Repeat the lines below exactly as they appear, but leave out the images.

○ ○ ○ ○ ○

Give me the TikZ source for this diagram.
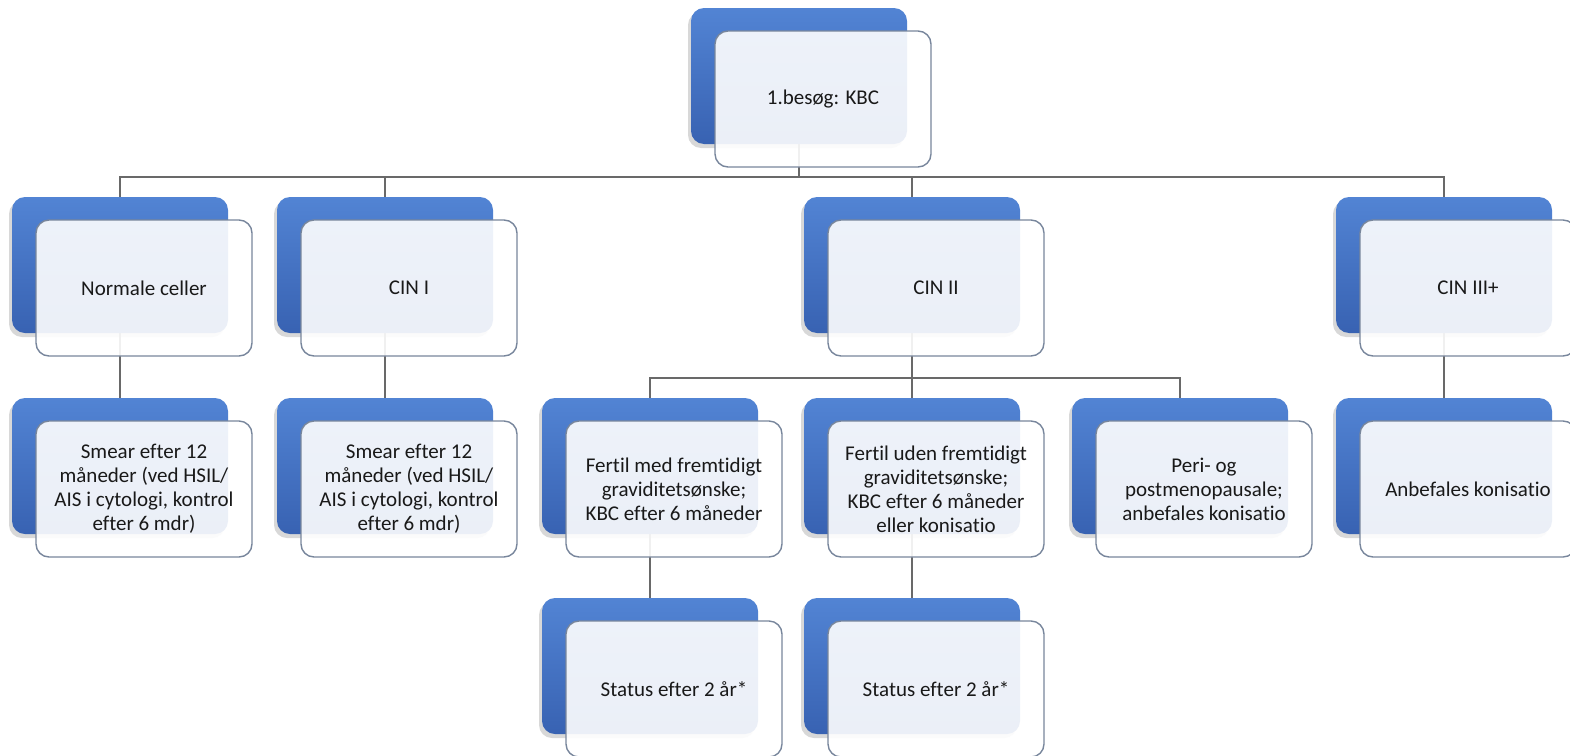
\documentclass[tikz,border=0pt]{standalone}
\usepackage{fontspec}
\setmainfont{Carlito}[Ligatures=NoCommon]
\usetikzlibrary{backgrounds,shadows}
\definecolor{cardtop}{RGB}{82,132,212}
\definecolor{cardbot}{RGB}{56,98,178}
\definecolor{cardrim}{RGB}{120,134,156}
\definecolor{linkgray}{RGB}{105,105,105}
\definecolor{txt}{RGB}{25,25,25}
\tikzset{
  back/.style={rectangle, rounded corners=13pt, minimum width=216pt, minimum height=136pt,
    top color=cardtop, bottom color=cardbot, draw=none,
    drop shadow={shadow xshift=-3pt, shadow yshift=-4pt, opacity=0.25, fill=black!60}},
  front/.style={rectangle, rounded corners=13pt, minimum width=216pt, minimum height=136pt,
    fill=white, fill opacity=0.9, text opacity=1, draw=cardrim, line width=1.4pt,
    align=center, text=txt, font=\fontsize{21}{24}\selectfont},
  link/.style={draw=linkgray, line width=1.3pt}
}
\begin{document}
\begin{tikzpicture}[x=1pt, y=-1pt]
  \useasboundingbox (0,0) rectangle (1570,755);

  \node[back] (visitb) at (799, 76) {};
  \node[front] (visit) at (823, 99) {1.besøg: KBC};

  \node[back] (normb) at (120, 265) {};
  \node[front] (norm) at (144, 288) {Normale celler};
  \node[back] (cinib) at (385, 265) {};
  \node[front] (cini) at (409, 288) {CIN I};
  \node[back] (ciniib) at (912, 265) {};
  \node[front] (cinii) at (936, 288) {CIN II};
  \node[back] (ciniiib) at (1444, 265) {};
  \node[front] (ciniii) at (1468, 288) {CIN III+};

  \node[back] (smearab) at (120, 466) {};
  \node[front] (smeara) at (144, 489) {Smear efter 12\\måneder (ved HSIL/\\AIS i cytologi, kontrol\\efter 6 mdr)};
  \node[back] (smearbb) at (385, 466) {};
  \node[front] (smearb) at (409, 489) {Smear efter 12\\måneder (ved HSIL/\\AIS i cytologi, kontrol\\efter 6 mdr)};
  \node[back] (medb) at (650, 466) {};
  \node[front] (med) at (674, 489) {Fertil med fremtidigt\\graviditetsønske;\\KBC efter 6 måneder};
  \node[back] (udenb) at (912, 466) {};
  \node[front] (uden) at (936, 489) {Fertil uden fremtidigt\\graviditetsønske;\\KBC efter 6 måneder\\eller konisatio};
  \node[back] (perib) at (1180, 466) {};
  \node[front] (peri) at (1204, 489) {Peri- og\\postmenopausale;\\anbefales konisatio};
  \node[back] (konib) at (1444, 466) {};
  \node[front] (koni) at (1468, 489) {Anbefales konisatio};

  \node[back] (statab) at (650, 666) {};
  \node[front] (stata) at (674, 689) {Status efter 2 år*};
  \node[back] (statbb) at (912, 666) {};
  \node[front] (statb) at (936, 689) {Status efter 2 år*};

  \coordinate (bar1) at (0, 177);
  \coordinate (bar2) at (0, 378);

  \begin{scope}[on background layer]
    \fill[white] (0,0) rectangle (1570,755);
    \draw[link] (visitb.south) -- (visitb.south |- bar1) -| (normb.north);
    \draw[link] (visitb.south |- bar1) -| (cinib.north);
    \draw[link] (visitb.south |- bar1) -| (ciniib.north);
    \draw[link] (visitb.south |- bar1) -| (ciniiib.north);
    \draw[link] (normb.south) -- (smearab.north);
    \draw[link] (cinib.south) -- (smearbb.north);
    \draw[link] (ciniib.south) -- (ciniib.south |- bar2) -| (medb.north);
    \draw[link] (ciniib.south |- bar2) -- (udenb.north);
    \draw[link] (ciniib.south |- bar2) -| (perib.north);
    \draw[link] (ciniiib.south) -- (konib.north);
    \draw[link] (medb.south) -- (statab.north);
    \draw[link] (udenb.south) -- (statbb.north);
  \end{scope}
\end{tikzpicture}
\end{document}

○ ○ ○ ○ ○

◆ CORRECT RESPONSE ◆
Give me the TikZ source for this diagram.
\documentclass[tikz,border=0pt]{standalone}
\usepackage{fontspec}
\setmainfont{Carlito}[Ligatures=NoCommon]
\usetikzlibrary{backgrounds,shadows}
\definecolor{cardtop}{RGB}{82,132,212}
\definecolor{cardbot}{RGB}{56,98,178}
\definecolor{cardrim}{RGB}{120,134,156}
\definecolor{linkgray}{RGB}{105,105,105}
\definecolor{txt}{RGB}{25,25,25}
\tikzset{
  back/.style={rectangle, rounded corners=13pt, minimum width=216pt, minimum height=136pt,
    top color=cardtop, bottom color=cardbot, draw=none,
    drop shadow={shadow xshift=-3pt, shadow yshift=-4pt, opacity=0.25, fill=black!60}},
  front/.style={rectangle, rounded corners=13pt, minimum width=216pt, minimum height=136pt,
    fill=white, fill opacity=0.9, text opacity=1, draw=cardrim, line width=1.4pt,
    align=center, text=txt, font=\fontsize{21}{24}\selectfont},
  link/.style={draw=linkgray, line width=1.3pt}
}
\begin{document}
\begin{tikzpicture}[x=1pt, y=-1pt]
  \useasboundingbox (0,0) rectangle (1570,755);

  \node[back] (visitb) at (799, 76) {};
  \node[front] (visit) at (823, 99) {1.besøg: KBC};

  \node[back] (normb) at (120, 265) {};
  \node[front] (norm) at (144, 288) {Normale celler};
  \node[back] (cinib) at (385, 265) {};
  \node[front] (cini) at (409, 288) {CIN I};
  \node[back] (ciniib) at (912, 265) {};
  \node[front] (cinii) at (936, 288) {CIN II};
  \node[back] (ciniiib) at (1444, 265) {};
  \node[front] (ciniii) at (1468, 288) {CIN III+};

  \node[back] (smearab) at (120, 466) {};
  \node[front] (smeara) at (144, 489) {Smear efter 12\\måneder (ved HSIL/\\AIS i cytologi, kontrol\\efter 6 mdr)};
  \node[back] (smearbb) at (385, 466) {};
  \node[front] (smearb) at (409, 489) {Smear efter 12\\måneder (ved HSIL/\\AIS i cytologi, kontrol\\efter 6 mdr)};
  \node[back] (medb) at (650, 466) {};
  \node[front] (med) at (674, 489) {Fertil med fremtidigt\\graviditetsønske;\\KBC efter 6 måneder};
  \node[back] (udenb) at (912, 466) {};
  \node[front] (uden) at (936, 489) {Fertil uden fremtidigt\\graviditetsønske;\\KBC efter 6 måneder\\eller konisatio};
  \node[back] (perib) at (1180, 466) {};
  \node[front] (peri) at (1204, 489) {Peri- og\\postmenopausale;\\anbefales konisatio};
  \node[back] (konib) at (1444, 466) {};
  \node[front] (koni) at (1468, 489) {Anbefales konisatio};

  \node[back] (statab) at (650, 666) {};
  \node[front] (stata) at (674, 689) {Status efter 2 år*};
  \node[back] (statbb) at (912, 666) {};
  \node[front] (statb) at (936, 689) {Status efter 2 år*};

  \coordinate (bar1) at (0, 177);
  \coordinate (bar2) at (0, 378);

  \begin{scope}[on background layer]
    \fill[white] (0,0) rectangle (1570,755);
    \draw[link] (visitb.south) -- (visitb.south |- bar1) -| (normb.north);
    \draw[link] (visitb.south |- bar1) -| (cinib.north);
    \draw[link] (visitb.south |- bar1) -| (ciniib.north);
    \draw[link] (visitb.south |- bar1) -| (ciniiib.north);
    \draw[link] (normb.south) -- (smearab.north);
    \draw[link] (cinib.south) -- (smearbb.north);
    \draw[link] (ciniib.south) -- (ciniib.south |- bar2) -| (medb.north);
    \draw[link] (ciniib.south |- bar2) -- (udenb.north);
    \draw[link] (ciniib.south |- bar2) -| (perib.north);
    \draw[link] (ciniiib.south) -- (konib.north);
    \draw[link] (medb.south) -- (statab.north);
    \draw[link] (udenb.south) -- (statbb.north);
  \end{scope}
\end{tikzpicture}
\end{document}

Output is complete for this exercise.